The Senate Minority Leader, Enyinnaya Abaribe, says aside from the Indigenous People of Biafra, the Movement for the Actualisation of the Sovereign State of Biafra, there are more than 30 separatist organisations in the South-East zone of the country.
He stated this in an interview aired on Channels Television monitored by The PUNCH.
Abaribe, who represents Abia South in the red chamber, was deputy governor to Senator Orji Uzor Kalu from May 29, 1999 till March 2003.
According to him, the regime of the President, Major General Muhammadu Buhari (retd.), might crush secessionist agitators but it would be difficult for the government to crush the ideology until the current administration address the root cause of the problem and embrace dialogue.
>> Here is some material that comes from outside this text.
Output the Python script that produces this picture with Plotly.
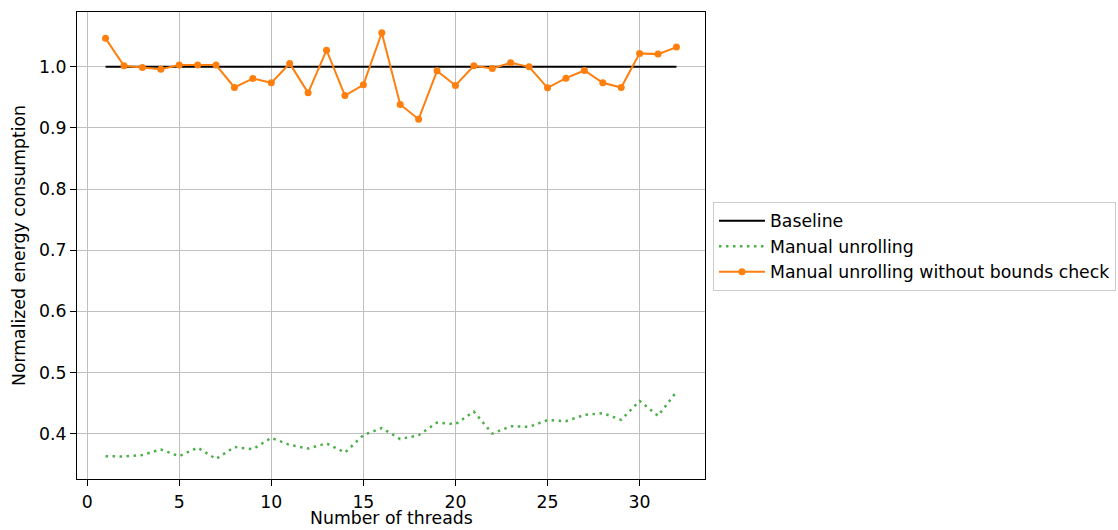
import plotly.graph_objects as go

# Thread counts and normalized energy for each variant
threads = list(range(1, 33))
baseline = [1.0] * 32
manual_unrolling = [
    0.363, 0.3625, 0.365, 0.374, 0.363, 0.377, 0.3585, 0.378,
    0.3745, 0.393, 0.3815, 0.3755, 0.384, 0.369, 0.3975, 0.409,
    0.391, 0.3974, 0.418, 0.4154, 0.436, 0.400, 0.412, 0.411,
    0.422, 0.4203, 0.4306, 0.4334, 0.4225, 0.4536, 0.429, 0.4684,
]
no_bounds_check = [
    1.0466, 1.0016, 0.999, 0.9962, 1.0028, 1.003, 1.003, 0.9662,
    0.981, 0.9738, 1.0055, 0.9574, 1.0273, 0.953, 0.9705, 1.0557,
    0.9384, 0.9143, 0.9934, 0.9695, 1.0016, 0.9973, 1.0066, 1.000,
    0.9656, 0.9815, 0.994, 0.9738, 0.9662, 1.022, 1.0208, 1.0323,
]

FONT = "DejaVu Sans"
FS = 17.3

fig = go.Figure()
fig.add_trace(go.Scatter(
    x=threads, y=baseline, mode="lines", name="Baseline",
    line=dict(color="black", width=2),
))
fig.add_trace(go.Scatter(
    x=threads, y=manual_unrolling, mode="lines", name="Manual unrolling",
    line=dict(color="#4daf4a", width=2.5, dash="2.5px,4.5px"),
))
fig.add_trace(go.Scatter(
    x=threads, y=no_bounds_check, mode="lines+markers",
    name="Manual unrolling without bounds check",
    line=dict(color="#ff7f0e", width=2),
    marker=dict(color="#ff7f0e", size=7),
))

axis_common = dict(
    showline=True, linecolor="black", linewidth=1.2, mirror=True,
    showgrid=True, gridcolor="#c0c0c0", gridwidth=1.2,
    ticks="outside", ticklen=6, tickcolor="black", tickwidth=1.2,
    zeroline=False,
    tickfont=dict(family=FONT, size=FS, color="black"),
)

fig.update_layout(
    width=1118, height=530,
    margin=dict(l=77, r=413, t=12, b=51, autoexpand=False),
    paper_bgcolor="white", plot_bgcolor="white",
    font=dict(family=FONT, size=FS, color="black"),
    xaxis=dict(
        range=[-0.55, 33.55], tick0=0, dtick=5, ticklabelstandoff=1,
        **axis_common,
    ),
    yaxis=dict(
        range=[0.3257, 1.0897], tick0=0.4, dtick=0.1, tickformat=".1f",
        title=dict(text="Normalized energy consumption", font=dict(family=FONT, size=FS), standoff=8),
        **axis_common,
    ),
    legend=dict(
        x=1.0127, y=0.498, xanchor="left", yanchor="middle",
        bgcolor="white", bordercolor="#cccccc", borderwidth=1,
        font=dict(family=FONT, size=FS, color="black"),
        tracegroupgap=0, itemwidth=46,
    ),
    showlegend=True,
)

# x-axis title placed below the tick labels, at the foot of the figure
fig.add_annotation(
    text="Number of threads", xref="paper", yref="paper", x=0.5, y=0,
    xanchor="center", yanchor="bottom", yshift=-51, showarrow=False,
    font=dict(family=FONT, size=FS, color="black"),
)

fig.write_html("out.html")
Abaribe lamented that the people of the South-East have been grossly marginalised and unfairly treated by the All Progressives Congress government.
The Senator and two others had stood as sureties for detained IPOB leader, Nnamdi Kanu before he was granted bail by the Federal High Court in Abuja on April 25, 2017.
Kanu had jumped bail same year but he had said he fled Nigeria because of the extrajudicial attempt on his life in Abia in September 2017.
The IPOB leader is facing terrorism-related charges before Justice Binta Nyako and the case had been adjourned to October 21, 2021, for continuation of hearing.
When asked whether he was a supporter of IPOB, the Abaribe said, “I am a supporter of the cries of our people against injustice…I stand with my people.
“One of the biggest problems that the media also has is that they tag everything IPOB in the South-East. You won’t believe that there are more than 30 different separatist organisations. IPOB, MASSOB, there are so many and each one of them come back to the same thing.”
“Why we are having separatist agitations everywhere in the country is that some people are unable to manage our diversity,” he added.
The Senator also said that he does not regret standing as one of Kanu’s sureties in 2017 and said, “I will still stand surety because you feel that you are being unfairly treated.”
Abaribe lamented that “the government of the APC has an aversion to dialogue” and must embrace such to quell the growing agitations for fairness and justice to the Igbo people.